Chen's goal is to fight for Hsieh's election victory on an
advantageous battlefield, Su observed.


14. (C) The Director questioned the wisdom of holding a UN
referendum that is difficult to pass because of the high
threshold. He also asked what the implications would be for
the government if the UN referendum does pass. Su, a lawyer,
responded that it would be hard for the government to do
anything because this is an international, not a domestic
matter. In addition, Chen has already applied to join the UN
in the name of "Taiwan." If the referendum passes, the only
difference would be that Chen (or his successor) could say he
has the support of public opinion to apply to join the UN
under the name "Taiwan."


15. (C) Chinese objections to the referendum are not based
on legal but political grounds, Su argued, suggesting that
the PRC goal is to intimidate Taiwan's democracy. For
Beijing to strongly attack this referendum is illogical, Su
maintained, because the referendum is only about doing
something that President Chen has already done.

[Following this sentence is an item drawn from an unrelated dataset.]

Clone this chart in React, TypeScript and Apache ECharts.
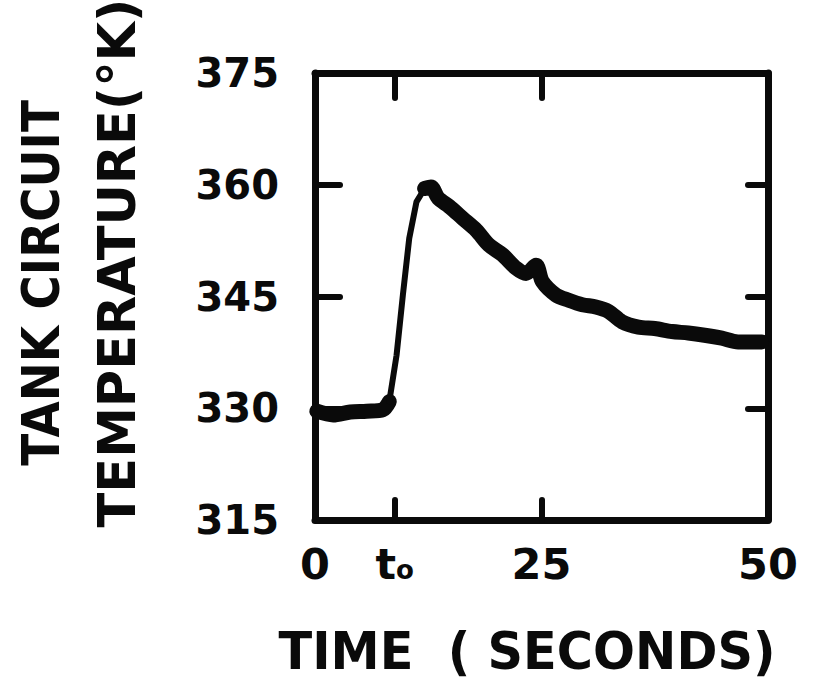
import React, { useEffect, useRef } from "react";
import * as echarts from "echarts";

// Temperature trace of the tank circuit
const baselineTime = [0.2, 2.0, 3.9, 5.7, 7.5, 8.2];
const baselineTemp = [329.6, 329.1, 329.5, 329.6, 329.8, 330.9];

const riseTime = [8.2, 9.0, 9.7, 10.4, 11.2, 12.1];
const riseTemp = [330.9, 337.1, 345.2, 352.8, 357.7, 359.5];

const decayTime = [12.1, 12.8, 13.6, 14.8, 16.3, 17.8, 19.2, 20.7, 22.2, 23.3, 24.4, 25.1, 26.6, 28.0, 29.5, 31.0, 32.4, 33.9, 35.7, 37.5, 39.4, 41.2, 43.0, 44.9, 46.7, 49.3];
const decayTemp = [359.5, 359.7, 358.2, 357.1, 355.5, 353.9, 351.9, 350.6, 348.8, 348.1, 349.2, 347.0, 345.2, 344.5, 343.9, 343.6, 343.0, 341.6, 340.9, 340.7, 340.3, 340.1, 339.8, 339.4, 338.9, 338.9];

const xTickValues = [8.8, 25];
const xLabelValues = [0, 8.8, 25, 50];
const yTickValues = [330, 345, 360];
const yLabelValues = [315, 330, 345, 360, 375];

const pairs = (xs: number[], ys: number[]) => xs.map((x, i) => [x, ys[i]]);

const FONT = "DejaVu Sans";
const INK = "#0a0a0a";

export default function App() {
  const ref = useRef<HTMLDivElement>(null);
  useEffect(() => {
    if (!ref.current) return;
    const chart = echarts.init(ref.current, null, { renderer: "svg" });
    const axisLine = { show: true, onZero: false, lineStyle: { color: INK, width: 7, cap: "round" } };
    const tickStyle = { color: INK, width: 6, cap: "round" };
    chart.setOption({
      animation: false,
      backgroundColor: "#ffffff",
      grid: { left: 315, right: 49, top: 73, bottom: 164 },
      xAxis: [
        {
          type: "value",
          position: "bottom",
          min: 0,
          max: 50,
          axisLine,
          splitLine: { show: false },
          axisTick: { show: true, inside: true, length: 20, customValues: xTickValues, lineStyle: tickStyle },
          axisLabel: {
            show: true,
            customValues: xLabelValues,
            margin: 22,
            color: INK,
            fontFamily: FONT,
            fontWeight: "bold",
            fontSize: 43,
            formatter: (v: number) => (v === 8.8 ? "{t|t}{o|o}" : String(v)),
            rich: {
              t: { fontFamily: FONT, fontWeight: "bold", fontSize: 43, color: INK },
              o: { fontFamily: FONT, fontWeight: "bold", fontSize: 26, color: INK, verticalAlign: "bottom", padding: [0, 0, 2, 0] },
            },
          },
        },
        {
          type: "value",
          position: "top",
          min: 0,
          max: 50,
          axisLine,
          splitLine: { show: false },
          axisTick: { show: true, inside: true, length: 25, customValues: xTickValues, lineStyle: tickStyle },
          axisLabel: { show: false },
        },
      ],
      yAxis: [
        {
          type: "value",
          position: "left",
          min: 315,
          max: 375,
          interval: 15,
          axisLine,
          splitLine: { show: false },
          axisTick: { show: true, inside: true, length: 25, customValues: yTickValues, lineStyle: tickStyle },
          axisLabel: {
            show: true,
            customValues: yLabelValues,
            margin: 36,
            color: INK,
            fontFamily: FONT,
            fontWeight: "bold",
            fontSize: 40,
          },
        },
        {
          type: "value",
          position: "right",
          min: 315,
          max: 375,
          interval: 15,
          axisLine,
          splitLine: { show: false },
          axisTick: { show: true, inside: true, length: 20, customValues: yTickValues, lineStyle: tickStyle },
          axisLabel: { show: false },
        },
      ],
      series: [
        {
          type: "line",
          data: pairs(baselineTime, baselineTemp),
          showSymbol: false,
          smooth: 0.3,
          lineStyle: { color: INK, width: 15, cap: "round", join: "round" },
        },
        {
          type: "line",
          data: pairs(riseTime, riseTemp),
          showSymbol: false,
          smooth: false,
          lineStyle: { color: INK, width: 6, cap: "round", join: "round" },
        },
        {
          type: "line",
          data: pairs(decayTime, decayTemp),
          showSymbol: false,
          smooth: 0.3,
          lineStyle: { color: INK, width: 15, cap: "round", join: "round" },
        },
      ],
      graphic: [
        {
          type: "text",
          x: 41,
          y: 283,
          rotation: Math.PI / 2,
          scaleX: 0.9,
          style: {
            text: "TANK CIRCUIT",
            fontFamily: FONT,
            fontWeight: "bold",
            fontSize: 52,
            fill: INK,
            align: "center",
            verticalAlign: "middle",
          },
        },
        {
          type: "text",
          x: 117,
          y: 263,
          rotation: Math.PI / 2,
          scaleX: 0.98,
          style: {
            text: "TEMPERATURE(°K)",
            fontFamily: FONT,
            fontWeight: "bold",
            fontSize: 52,
            fill: INK,
            align: "center",
            verticalAlign: "middle",
          },
        },
        {
          type: "text",
          x: 527,
          y: 651,
          scaleX: 0.95,
          style: {
            text: "TIME  ( SECONDS)",
            fontFamily: FONT,
            fontWeight: "bold",
            fontSize: 52,
            fill: INK,
            align: "center",
            verticalAlign: "middle",
          },
        },
      ],
    });
    return () => chart.dispose();
  }, []);
  return (
    <div
      ref={ref}
      style={{ position: "absolute", left: 0, top: 0, width: 817, height: 684, background: "#fff" }}
    />
  );
}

If the
referendum were about declaring independence or changing the
national title, Beijing's objections would be more
reasonable. In addition to intimidating Taiwan, China also
hopes to "confuse" the international community, Su suggested.


16. (C) According to Su, media theories that an activist
President Chen is marginalizing DPP candidate Hsieh are
wrong. The DPP is a team, Su explained, and Chen is the
"offense," whose role is to attack Ma Ying-jeou and the KMT.
In contrast to "bad cop" Chen, Hsieh plays the "good cop," Su
added. Chen and Hsieh, whose relationship goes back many
years, are a good team and share the same interest in Hsieh's
victory. Taiwan is small, and the people already have a good
understanding of both Chen and Hsieh. Voters know that Hsieh
has his own opinions and will be different than Chen, and
also that Hsieh will not allow Chen to control the situation
from behind the scenes after he steps down next May.
Furthermore, people will vote for Hsieh because they do not
want the KMT to win and not because of how they view Chen.